Anyway, long story short, they said it’d take two weeks to decide, so I contacted American Express and disputed the charges, and then a few days later they credited my $80.
And the moral is, billing issues are the biggest issues for consumers! Why burn up three years of good will at $49/month over $80? Before this, I honestly would have recommended them to people if I hadn’t been their direct competitor! I swear!
People can forgive a lot of bad service/bad product/headaches/incompetence/gross negligence if you just give them back their money. It’s kind of like saying, “the deal is off,” no hard feelings?
It is 100% worth it. Now, when they talk to their friends, they’ll be like “Well, I had a bunch of problems, but in the end they gave me my money back.”

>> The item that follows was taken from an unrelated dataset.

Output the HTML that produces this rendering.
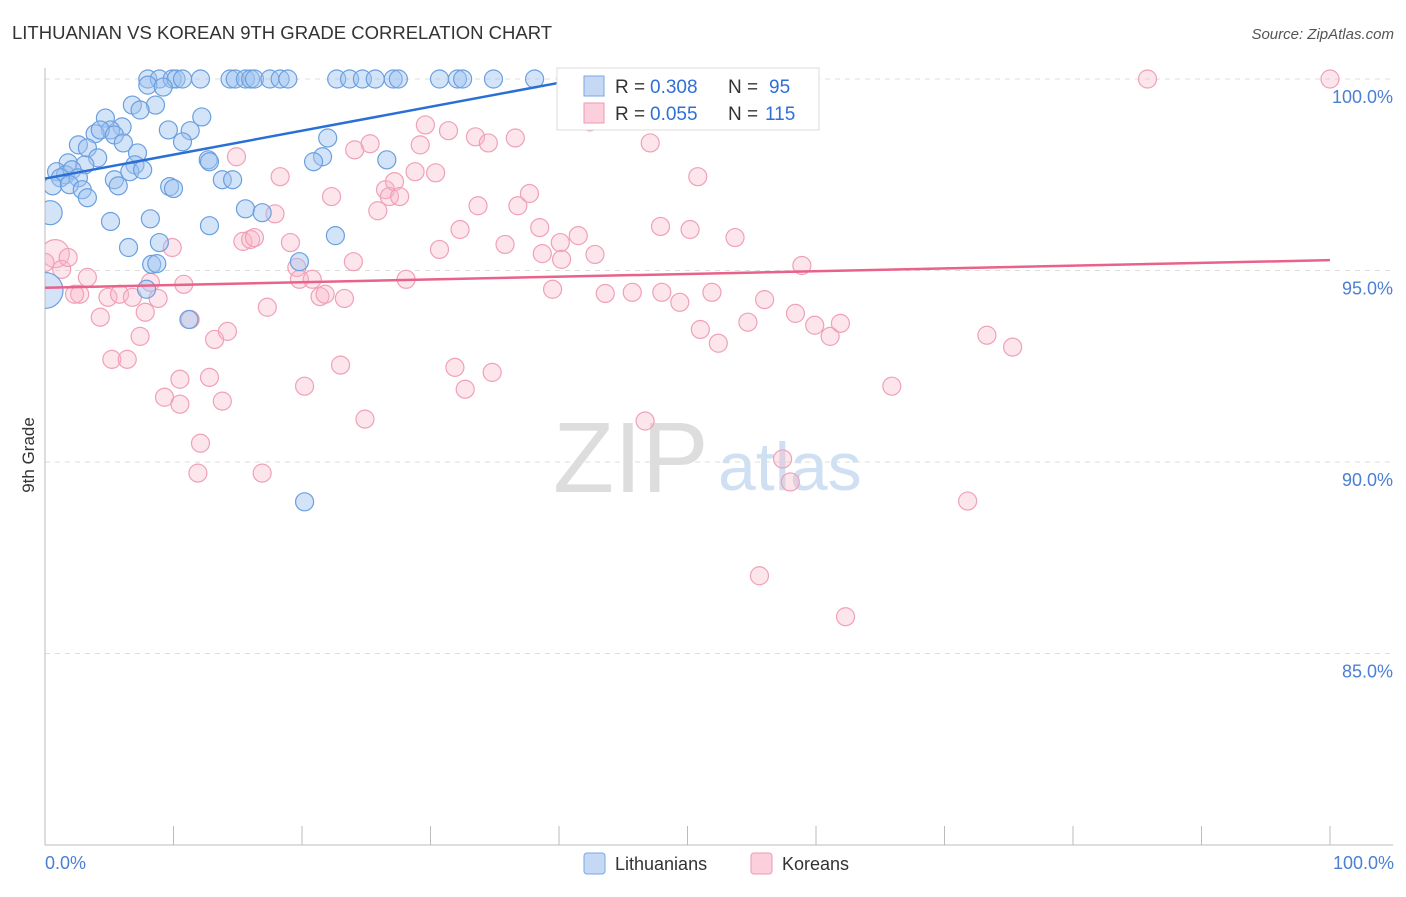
<!DOCTYPE html>
<html><head><meta charset="utf-8"><style>
body{margin:0;background:#fff;font-family:"Liberation Sans",sans-serif;}
svg text{font-family:"Liberation Sans",sans-serif;}
</style></head><body>
<svg id="chart" width="1406" height="892" xmlns="http://www.w3.org/2000/svg">
<defs><clipPath id="plotclip"><rect x="45" y="0" width="1400" height="845"/></clipPath></defs>
<text x="12" y="39" font-size="18.5" fill="#333">LITHUANIAN VS KOREAN 9TH GRADE CORRELATION CHART</text>
<text x="1394" y="39" font-size="15" fill="#555" text-anchor="end" font-style="italic">Source: ZipAtlas.com</text>
<text x="553" y="492" font-size="100" fill="#ddd" font-family="Liberation Serif,serif">ZIP</text>
<text x="718" y="490" font-size="68" fill="#cfe0f3">atlas</text>
<g id="grid"></g>
<g id="axes"></g>
<g id="pts" clip-path="url(#plotclip)"></g>
<g id="lines"></g>
<text transform="translate(34,455) rotate(-90)" font-size="17" fill="#333" text-anchor="middle">9th Grade</text>
<text x="45" y="869" font-size="18" fill="#4a7fd4">0.0%</text>
<text x="1394" y="869" font-size="18" fill="#4a7fd4" text-anchor="end">100.0%</text>
<g>
<rect x="557" y="68" width="262" height="62" fill="#fff" stroke="#ddd"/>
<rect x="584" y="76" width="20" height="20" fill="#c5d9f5" stroke="#7aa6e6"/>
<rect x="584" y="103" width="20" height="20" fill="#fbd0dc" stroke="#ee9ab3"/>
<text x="615" y="93" font-size="19" fill="#333">R =</text>
<text x="650" y="93" font-size="19" fill="#2f6fd6">0.308</text>
<text x="728" y="93" font-size="19" fill="#333">N =</text>
<text x="769" y="93" font-size="19" fill="#2f6fd6">95</text>
<text x="615" y="120" font-size="19" fill="#333">R =</text>
<text x="650" y="120" font-size="19" fill="#2f6fd6">0.055</text>
<text x="728" y="120" font-size="19" fill="#333">N =</text>
<text x="765" y="120" font-size="19" fill="#2f6fd6">115</text>
</g>
<g>
<rect x="584" y="853" width="21" height="21" rx="3" fill="#c5d9f5" stroke="#7aa6e6"/>
<text x="615" y="870" font-size="18" fill="#333">Lithuanians</text>
<rect x="751" y="853" width="21" height="21" rx="3" fill="#fbd0dc" stroke="#ee9ab3"/>
<text x="782" y="870" font-size="18" fill="#333">Koreans</text>
</g>
</svg>
<script>
const yTicks=[100,95,90,85];
const yTickLabels=["100.0%","95.0%","90.0%","85.0%"];
const xTicks=[0,10,20,30,40,50,60,70,80,90,100];
const blueX=[8.0,8.9,9.9,10.2,10.7,12.1,14.4,14.8,15.6,16.0,16.3,17.5,18.3,18.9,22.7,23.7,24.7,25.7,27.1,27.5,30.7,32.1,32.5,34.9,38.1,
8.0,9.2,6.8,8.6,4.7,7.4,12.2,6.0,5.1,3.9,4.3,5.4,9.6,11.3,10.7,2.6,3.3,6.1,7.2,22.0,4.1,1.8,3.1,7.0,12.7,12.8,21.6,20.9,26.6,0.9,1.6,2.1,1.2,2.6,5.4,6.6,7.6,13.8,14.6,0.6,1.9,2.9,3.3,5.7,9.7,10.0,0.4,5.1,8.2,12.8,15.6,16.9,6.5,8.9,22.6,8.3,8.7,19.8,7.9,11.2,20.2,0.0];
const blueY=[100,100,100,100,100,100,100,100,100,100,100,100,100,100,100,100,100,100,100,100,100,100,100,100,100,
99.84,99.79,99.32,99.32,98.98,99.19,99.01,98.75,98.67,98.57,98.67,98.54,98.67,98.65,98.36,98.28,98.20,98.33,98.07,98.46,97.94,97.81,97.76,97.76,97.89,97.84,97.97,97.84,97.89,97.58,97.50,97.63,97.42,97.42,97.37,97.58,97.63,97.37,97.37,97.21,97.24,97.11,96.90,97.21,97.19,97.14,96.51,96.28,96.35,96.17,96.61,96.51,95.60,95.73,95.91,95.16,95.18,95.23,94.51,93.72,88.96,94.48];
const pinkX=[0.8,0,1.3,1.8,3.3,2.7,2.3,4.3,4.9,5.2,6.4,5.8,6.8,7.4,7.8,8.2,8.8,9.9,10.8,11.3,9.3,10.5,10.5,12.8,13.8,12.1,11.9,13.2,14.2,14.9,15.4,16.0,16.3,16.9,17.3,17.9,18.3,19.1,19.6,19.8,20.8,21.4,21.8,20.2,23.0,23.3,24.0,22.3,24.1,24.9,25.3,25.9,26.5,26.8,27.2,27.6,28.1,28.8,29.2,29.6,30.4,30.7,31.4,31.9,32.3,32.7,33.5,33.7,34.5,34.8,35.8,36.6,36.8,37.7,38.5,38.7,39.5,40.1,40.2,40.7,41.5,42.4,42.8,43.6,45.7,46.7,47.1,47.9,48.0,49.4,50.0,50.2,50.8,51.0,51.9,52.4,53.7,54.7,56.0,57.4,58.0,58.4,58.9,59.9,61.1,61.9,55.6,62.3,65.9,71.8,73.3,75.3,85.8,100];
const pinkY=[95.44,95.21,95.03,95.34,94.82,94.38,94.38,93.78,94.30,92.68,92.68,94.38,94.30,93.28,93.91,94.69,94.27,95.60,94.64,93.72,91.69,91.51,92.16,92.21,91.59,90.49,89.71,93.20,93.41,97.97,95.76,95.81,95.86,89.71,94.04,96.48,97.45,95.73,95.08,94.77,94.77,94.32,94.38,91.98,92.53,94.27,95.23,96.93,98.15,91.12,98.31,96.56,97.11,96.93,97.32,96.93,94.77,97.58,98.28,98.80,97.55,95.55,98.65,92.47,96.07,91.90,98.49,96.69,98.33,92.34,95.68,98.46,96.69,97.01,96.12,95.44,94.51,95.73,95.29,100,95.91,98.88,95.42,94.40,94.43,91.07,98.33,96.15,94.43,94.17,100,96.07,97.45,93.46,94.43,93.10,95.86,93.65,94.24,90.08,89.48,93.88,95.13,93.57,93.28,93.62,87.03,85.96,91.98,88.98,93.31,93.00,100,100];
const blueLine=[[0,97.4],[40,99.9]];
const pinkLine=[[0,94.55],[100,95.27]];
const NS="http://www.w3.org/2000/svg";
const xS=v=>45+v*12.85;
const yS=v=>79+(100-v)*38.3;
function mk(t,a,p){const e=document.createElementNS(NS,t);for(const k in a)e.setAttribute(k,a[k]);p.appendChild(e);return e;}
const grid=document.getElementById('grid'),axes=document.getElementById('axes'),pts=document.getElementById('pts'),lines=document.getElementById('lines');
yTicks.forEach((t,i)=>{
 const l=mk('line',{x1:45,x2:1393,y1:yS(t),y2:yS(t),stroke:'#ddd','stroke-dasharray':'5,5'},grid);
 
 
 const tx=mk('text',{x:1393,y:yS(t)+24,'font-size':18,fill:'#4a7fd4','text-anchor':'end'},grid);
 tx.textContent=yTickLabels[i];
 
 
});
const ya=mk('line',{x1:45,x2:45,y1:68,y2:845,stroke:'#bbb'},axes);


const xa=mk('line',{x1:45,x2:1393,y1:845,y2:845,stroke:'#bbb'},axes);


xTicks.forEach(t=>{
 const l=mk('line',{x1:xS(t),x2:xS(t),y1:826,y2:845,stroke:'#bbb'},axes);
 
 
});
function dots(X,Y,fill,stroke,name){
 X.forEach((x,i)=>{
  let r=9;
  if(name==='lithuanian-point'&&x===0)r=18;
  if(name==='lithuanian-point'&&x===0.4)r=12;
  if(name==='korean-point'&&i===0)r=14;
  const c=mk('circle',{cx:xS(x),cy:yS(Y[i]),r:r,fill:fill,stroke:stroke,'stroke-width':1.2},pts);
  
  
 });
}
dots(pinkX,pinkY,'rgba(248,180,200,0.35)','#f0a0b8','korean-point');
dots(blueX,blueY,'rgba(160,195,240,0.45)','#6a9fe0','lithuanian-point');
const bl=mk('line',{x1:xS(blueLine[0][0]),y1:yS(blueLine[0][1]),x2:xS(blueLine[1][0]),y2:yS(blueLine[1][1]),stroke:'#2a6fd6','stroke-width':2.5},lines);


const pl=mk('line',{x1:xS(pinkLine[0][0]),y1:yS(pinkLine[0][1]),x2:xS(pinkLine[1][0]),y2:yS(pinkLine[1][1]),stroke:'#e8628a','stroke-width':2.5},lines);


</script>
</body></html>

As opposed to me who’ll be like, “They were fine until the end when they stole $80 and refused to return it! I PLEDGE ON MY UNBORN CHILDREN THAT DREAMHOST SHALL CRUSH THEM!”

That’s something that translates across all businesses too, because it’s just a universal way of doing business. It doesn’t matter what industry you’re in, nor what product or service you have, there are good ways of doing business, and there are not so good ways.
And I feel like although we don’t always succeed 100% at the specific details of trying to offer awesome web hosting for super cheap, we are generally successful at running a business that doesn’t lie, cheat, or steal, and always tries its best.
Now, you guys be me and please go write a ton of blog posts I can use the rest of my life.
Thanks!
37 Responses to “May de Mayo”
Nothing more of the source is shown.